In zwei Abschnitten der veröffentlichten Erklärung betont Herr Öcalan die Imrali-Haltung und Newroz 2013. Für diejenigen, die sich für die Imrali-Haltung interessieren, gibt er die Antwort, dass es sich um ein politisches Subjekt handelt und der Zustand dieses politischen Subjekts grundlegend für die Bemühungen um eine demokratische Lösung und einen würdevollen Frieden ist. Die politische Stärke von Herrn Öcalan als grundlegendes Subjekt ist bekannt. In der Newroz-Deklaration von 2013 geht es um eine politische Lösung und einen würdevollen Frieden. So wie er etliche Mal von demokratischen Verhandlungen und einem würdevollen Frieden gesprochen hat, erinnert er ein weiteres Mal an Newroz 2013.
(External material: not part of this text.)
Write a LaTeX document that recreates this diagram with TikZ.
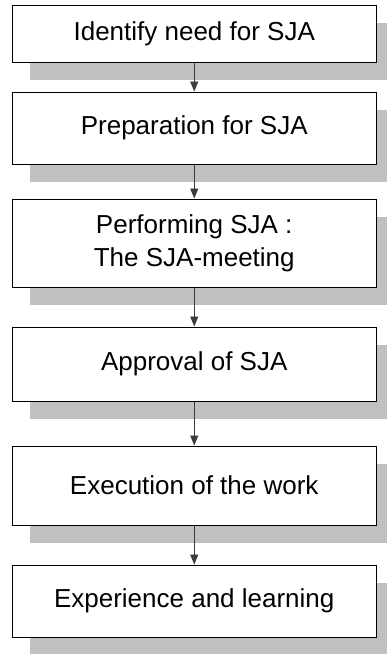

Wie ist die Lage der anderen politischen Gefangenen auf der Insel? Wie geht es ihnen mit der Isolation und gesundheitlich?
Unsere anderen Mandanten, die mit Herrn Öcalan zusammen auf Imrali sind, befinden sich unter denselben Isolationsbedingungen. Seitdem sie im März 2015 in das Inselgefängnis verlegt worden sind, wurde ein einziges Anwaltsgespräch genehmigt. Ihr Recht auf schriftliche oder telefonische Kommunikation können sie nicht wahrnehmen. Auch ihre Angehörigen können sie nicht auf Imrali besuchen. Ob sie Zugang zu Fernsehen haben, wissen wir nicht. Obwohl die Aufhebung des Kontaktverbots der Anwälte auch für sie gilt, ist unser Antrag auf Besuchserlaubnis bei ihnen am 2. Mai abgelehnt worden. Als wir Herrn Öcalan nach ihnen gefragt haben, hat er uns mitgeteilt, dass es ihnen gesundheitlich gut geht und sie ihre Familien grüßen lassen.